··· RECORDS

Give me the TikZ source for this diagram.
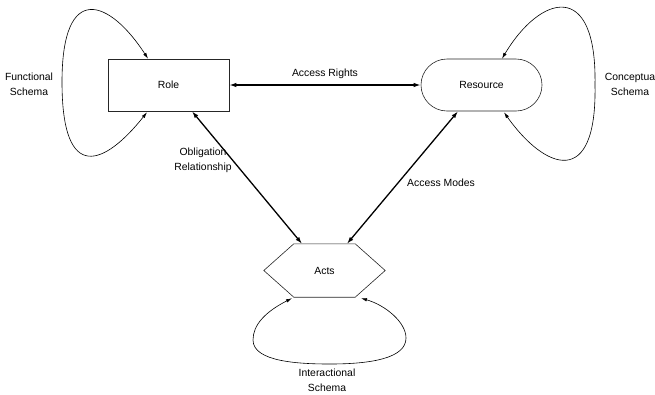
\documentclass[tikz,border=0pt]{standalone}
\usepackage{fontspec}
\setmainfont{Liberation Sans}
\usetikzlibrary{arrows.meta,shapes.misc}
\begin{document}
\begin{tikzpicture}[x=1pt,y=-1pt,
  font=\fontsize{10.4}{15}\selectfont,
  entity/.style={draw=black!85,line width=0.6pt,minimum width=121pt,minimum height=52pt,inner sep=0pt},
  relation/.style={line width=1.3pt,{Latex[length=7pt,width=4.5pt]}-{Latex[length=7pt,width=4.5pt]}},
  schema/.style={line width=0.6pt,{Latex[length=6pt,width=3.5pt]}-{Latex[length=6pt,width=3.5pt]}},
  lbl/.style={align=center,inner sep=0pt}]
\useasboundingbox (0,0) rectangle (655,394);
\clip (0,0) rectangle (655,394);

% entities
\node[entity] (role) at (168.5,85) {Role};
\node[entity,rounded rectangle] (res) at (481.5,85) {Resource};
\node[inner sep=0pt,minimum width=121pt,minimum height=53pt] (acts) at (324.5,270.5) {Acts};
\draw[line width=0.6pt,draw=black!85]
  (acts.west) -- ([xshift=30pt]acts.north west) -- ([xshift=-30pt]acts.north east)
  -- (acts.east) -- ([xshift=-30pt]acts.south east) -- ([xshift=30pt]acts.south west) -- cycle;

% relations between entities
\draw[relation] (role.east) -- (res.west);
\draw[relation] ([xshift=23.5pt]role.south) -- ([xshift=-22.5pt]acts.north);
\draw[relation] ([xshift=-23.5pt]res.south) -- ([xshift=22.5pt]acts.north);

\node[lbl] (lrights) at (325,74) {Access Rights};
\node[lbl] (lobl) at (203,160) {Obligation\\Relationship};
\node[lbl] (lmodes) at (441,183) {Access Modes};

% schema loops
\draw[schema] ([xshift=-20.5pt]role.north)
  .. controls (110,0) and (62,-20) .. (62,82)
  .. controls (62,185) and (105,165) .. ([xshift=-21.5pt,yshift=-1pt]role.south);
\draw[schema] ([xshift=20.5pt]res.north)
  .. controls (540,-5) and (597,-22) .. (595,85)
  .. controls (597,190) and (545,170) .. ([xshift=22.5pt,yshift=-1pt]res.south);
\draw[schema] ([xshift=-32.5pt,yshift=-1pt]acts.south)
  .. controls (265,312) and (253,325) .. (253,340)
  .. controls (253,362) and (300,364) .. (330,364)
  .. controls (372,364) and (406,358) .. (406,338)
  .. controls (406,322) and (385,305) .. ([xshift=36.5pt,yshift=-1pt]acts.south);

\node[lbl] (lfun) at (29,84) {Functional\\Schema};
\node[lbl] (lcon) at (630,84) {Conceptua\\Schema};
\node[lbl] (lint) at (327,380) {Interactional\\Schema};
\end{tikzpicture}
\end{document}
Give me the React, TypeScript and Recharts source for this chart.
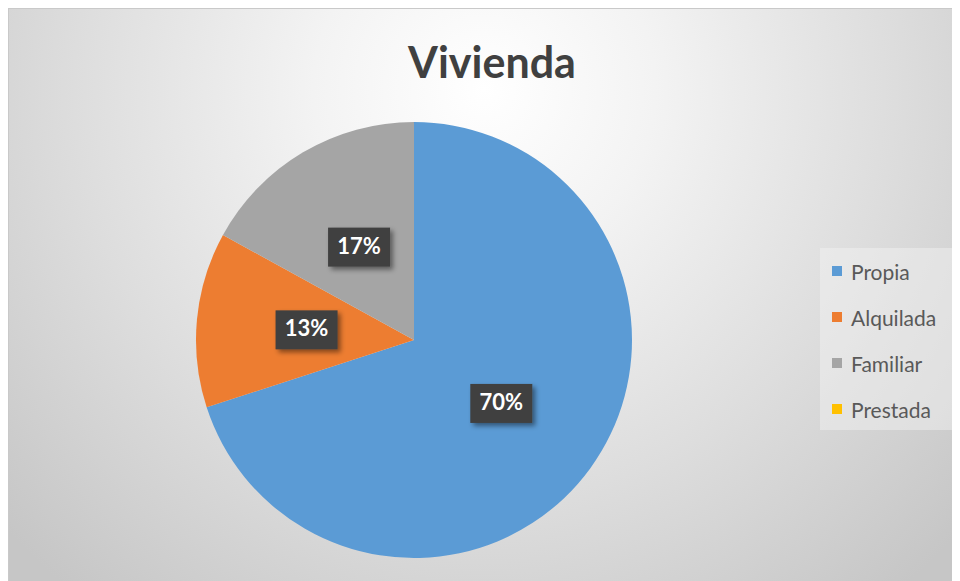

······

Going through the entries above, report how many lines include the string "Give". The number alone is the answer.

2